• **STATED EXERCISE**
Print nothing but the lines from the start of the listing below through the line that contains "25, 30, 35];". Do not include the pictures.

• **DATASET EXCERPT**
☆ ☆ ☆ ☆
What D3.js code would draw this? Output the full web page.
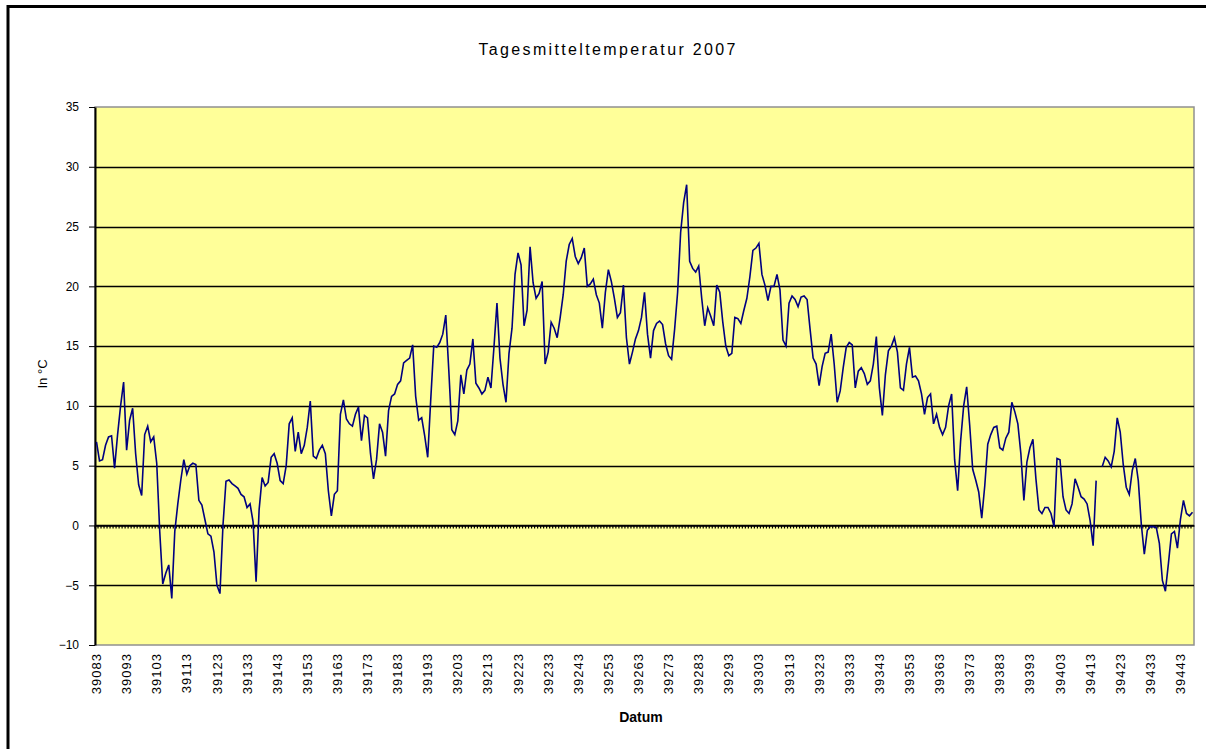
<!DOCTYPE html>
<html lang="de">
<head>
  <meta charset="UTF-8">
  <title>Tagesmitteltemperatur 2007</title>
  <script src="https://d3js.org/d3.v7.min.js"></script>
  <style>
    body { margin: 0; background: #fff; }
    svg text { font-family: "Liberation Sans", Arial, sans-serif; fill: #000; }
  </style>
</head>
<body>
<div id="chart"></div>
<script>
  // Excel date serials, one per day of 2007
  const firstDay = 39083;
  const days = d3.range(firstDay, firstDay + 365);
  const tickLabels = d3.range(39083, 39444, 10);
  const yTicks = [-10, -5, 0, 5, 10, 15, 20, 25, 30, 35];

  // daily mean temperature in °C (null = missing day)
  const temps = [
    7.0, 5.4, 5.5, 6.7, 7.4, 7.5, 4.8, 7.6, 10.0, 12.0,
    6.3, 8.8, 9.8, 6.0, 3.4, 2.5, 7.6, 8.3, 7.0, 7.4,
    5.2, -0.5, -4.9, -4.0, -3.3, -6.1, -0.5, 1.8, 3.8, 5.5,
    4.3, 5.0, 5.2, 5.1, 2.1, 1.7, 0.5, -0.7, -0.9, -2.2,
    -5.0, -5.7, 0.0, 3.7, 3.8, 3.5, 3.3, 3.1, 2.6, 2.4,
    1.5, 1.8, 0.3, -4.7, 1.3, 4.0, 3.3, 3.6, 5.7, 6.0,
    5.2, 3.75, 3.5, 5.0, 8.5, 9.0, 6.2, 7.8, 6.0, 6.7,
    8.2, 10.4, 5.8, 5.6, 6.3, 6.7, 6.0, 2.9, 0.8, 2.6,
    2.9, 9.3, 10.5, 8.9, 8.5, 8.3, 9.3, 9.9, 7.1, 9.2,
    9.0, 6.0, 3.9, 5.5, 8.5, 7.8, 5.8, 9.6, 10.8, 11.0,
    11.8, 12.1, 13.6, 13.8, 14.0, 15.1, 10.8, 8.8, 9.0, 7.5,
    5.7, 10.5, 15.0, 14.9, 15.3, 16.0, 17.6, 13.0, 8.0, 7.6,
    8.75, 12.6, 11.0, 13.0, 13.5, 15.6, 11.9, 11.5, 11.0, 11.3,
    12.4, 11.5, 14.9, 18.6, 14.0, 11.8, 10.3, 14.4, 16.5, 21.0,
    22.8, 21.8, 16.7, 18.0, 23.3, 20.3, 19.0, 19.4, 20.4, 13.5,
    14.5, 17.0, 16.5, 15.7, 17.4, 19.3, 22.1, 23.5, 24.0, 22.5,
    21.9, 22.4, 23.2, 20.0, 20.2, 20.6, 19.3, 18.6, 16.5, 19.5,
    21.4, 20.4, 19.0, 17.4, 17.8, 20.1, 15.7, 13.5, 14.5, 15.6,
    16.3, 17.4, 19.5, 16.0, 14.0, 16.3, 16.9, 17.1, 16.8, 15.2,
    14.2, 13.9, 16.4, 19.5, 24.5, 27.0, 28.5, 22.1, 21.5, 21.2,
    21.7, 19.0, 16.7, 18.2, 17.5, 16.7, 20.1, 19.5, 17.0, 15.0,
    14.2, 14.4, 17.4, 17.3, 16.9, 18.0, 19.0, 20.8, 23.0, 23.2,
    23.6, 21.0, 20.1, 18.8, 20.0, 20.0, 21.0, 19.7, 15.5, 15.0,
    18.6, 19.2, 18.9, 18.3, 19.1, 19.2, 18.9, 16.4, 14.0, 13.5,
    11.7, 13.3, 14.4, 14.5, 16.0, 13.5, 10.3, 11.25, 13.2, 14.9,
    15.3, 15.1, 11.5, 12.9, 13.2, 12.7, 11.8, 12.1, 13.5, 15.8,
    11.5, 9.2, 12.6, 14.6, 15.0, 15.7, 14.5, 11.5, 11.3, 13.5,
    14.9, 12.4, 12.5, 12.1, 11.0, 9.3, 10.7, 11.0, 8.5, 9.3,
    8.2, 7.6, 8.2, 10.0, 11.0, 5.5, 2.9, 7.1, 10.0, 11.6,
    8.4, 4.7, 3.8, 2.8, 0.6, 3.3, 6.8, 7.6, 8.2, 8.3,
    6.5, 6.3, 7.3, 7.8, 10.3, 9.5, 8.5, 6.0, 2.1, 5.3,
    6.5, 7.2, 3.9, 1.3, 1.0, 1.5, 1.5, 1.0, -0.1, 5.6,
    5.5, 2.4, 1.3, 1.0, 1.8, 3.9, 3.2, 2.4, 2.2, 1.8,
    0.4, -1.7, 3.75, null, 4.9, 5.7, 5.4, 4.9, 6.2, 9.0,
    7.8, 5.1, 3.2, 2.6, 4.6, 5.6, 3.75, 0.1, -2.4, -0.4,
    -0.1, -0.1, -0.2, -1.5, -4.6, -5.5, -3.2, -0.7, -0.5, -1.9,
    0.5, 2.1, 1.0, 0.8, 1.1
  ];

  const width = 1206, height = 749;
  const plot = { left: 95, right: 1194, top: 107, bottom: 645 };

  const svg = d3.select('#chart').append('svg')
    .attr('width', width)
    .attr('height', height);

  // outer chart frame (only top and left visible in the picture)
  svg.append('path')
    .attr('d', `M8,${height + 10}V6.5H${width + 10}`)
    .attr('fill', 'none')
    .attr('stroke', '#000')
    .attr('stroke-width', 3);

  const x = d3.scaleBand()
    .domain(days)
    .range([plot.left, plot.right]);

  const y = d3.scaleLinear()
    .domain([-10, 35])
    .range([plot.bottom, plot.top]);

  // plot area
  svg.append('rect')
    .attr('x', plot.left)
    .attr('y', plot.top)
    .attr('width', plot.right - plot.left)
    .attr('height', plot.bottom - plot.top)
    .attr('fill', '#ffff99')
    .attr('stroke', '#909090')
    .attr('stroke-width', 1.5);

  // gridlines
  svg.append('g')
    .selectAll('line')
    .data(yTicks.filter(d => d !== -10 && d !== 35))
    .enter()
    .append('line')
    .attr('x1', plot.left)
    .attr('x2', plot.right)
    .attr('y1', d => Math.round(y(d)) + 0.5)
    .attr('y2', d => Math.round(y(d)) + 0.5)
    .attr('stroke', '#000')
    .attr('stroke-width', 1.3);

  // y axis
  const yAxis = svg.append('g')
    .attr('transform', `translate(${plot.left},0)`)
    .call(d3.axisLeft(y).tickValues(yTicks).tickSize(6).tickPadding(10).tickSizeOuter(0));
  yAxis.select('.domain').attr('stroke', '#000').attr('stroke-width', 2);
  yAxis.selectAll('text').style('font-size', '12px');

  // category axis crossing at 0 with a tick between every day
  const zeroAxis = svg.append('g')
    .attr('transform', `translate(0,${Math.round(y(0)) + 0.5})`)
    .call(d3.axisBottom(x).tickValues(days).tickSize(3).tickFormat('').tickSizeOuter(0));
  zeroAxis.select('.domain').attr('stroke', '#000').attr('stroke-width', 1.5);
  zeroAxis.selectAll('.tick line')
    .attr('stroke', '#000')
    .attr('stroke-width', 1.2)
    .attr('transform', `translate(${-x.bandwidth() / 2},0)`);

  // date labels under the plot
  const xAxis = svg.append('g')
    .attr('transform', `translate(0,${plot.bottom})`)
    .call(d3.axisBottom(x).tickValues(tickLabels).tickSize(0).tickSizeOuter(0));
  xAxis.select('.domain').remove();
  xAxis.selectAll('text')
    .style('font-size', '13px')
    .style('letter-spacing', '1px')
    .attr('transform', 'rotate(-90)')
    .attr('x', -8)
    .attr('y', 0)
    .attr('dy', '0.35em')
    .style('text-anchor', 'end');

  // temperature line
  const line = d3.line()
    .defined(d => d.t !== null)
    .x(d => x(d.day) + x.bandwidth() / 2)
    .y(d => y(d.t));

  svg.append('path')
    .datum(days.map((day, i) => ({ day, t: temps[i] })))
    .attr('d', line)
    .attr('fill', 'none')
    .attr('stroke', '#000080')
    .attr('stroke-width', 1.6);

  // titles
  svg.append('text')
    .attr('x', 607)
    .attr('y', 55)
    .attr('text-anchor', 'middle')
    .attr('textLength', 257)
    .attr('lengthAdjust', 'spacing')
    .style('font-size', '16px')
    .text('Tagesmitteltemperatur 2007');

  svg.append('text')
    .attr('transform', 'translate(47,374) rotate(-90)')
    .attr('text-anchor', 'middle')
    .style('font-size', '13px')
    .text('In °C');

  svg.append('text')
    .attr('x', 641)
    .attr('y', 722)
    .attr('text-anchor', 'middle')
    .style('font-size', '14px')
    .style('font-weight', 'bold')
    .text('Datum');
</script>
</body>
</html>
☆ ☆ ☆ ☆
• **EXERCISE RESULT**
What D3.js code would draw this? Output the full web page.
<!DOCTYPE html>
<html lang="de">
<head>
  <meta charset="UTF-8">
  <title>Tagesmitteltemperatur 2007</title>
  <script src="https://d3js.org/d3.v7.min.js"></script>
  <style>
    body { margin: 0; background: #fff; }
    svg text { font-family: "Liberation Sans", Arial, sans-serif; fill: #000; }
  </style>
</head>
<body>
<div id="chart"></div>
<script>
  // Excel date serials, one per day of 2007
  const firstDay = 39083;
  const days = d3.range(firstDay, firstDay + 365);
  const tickLabels = d3.range(39083, 39444, 10);
  const yTicks = [-10, -5, 0, 5, 10, 15, 20, 25, 30, 35];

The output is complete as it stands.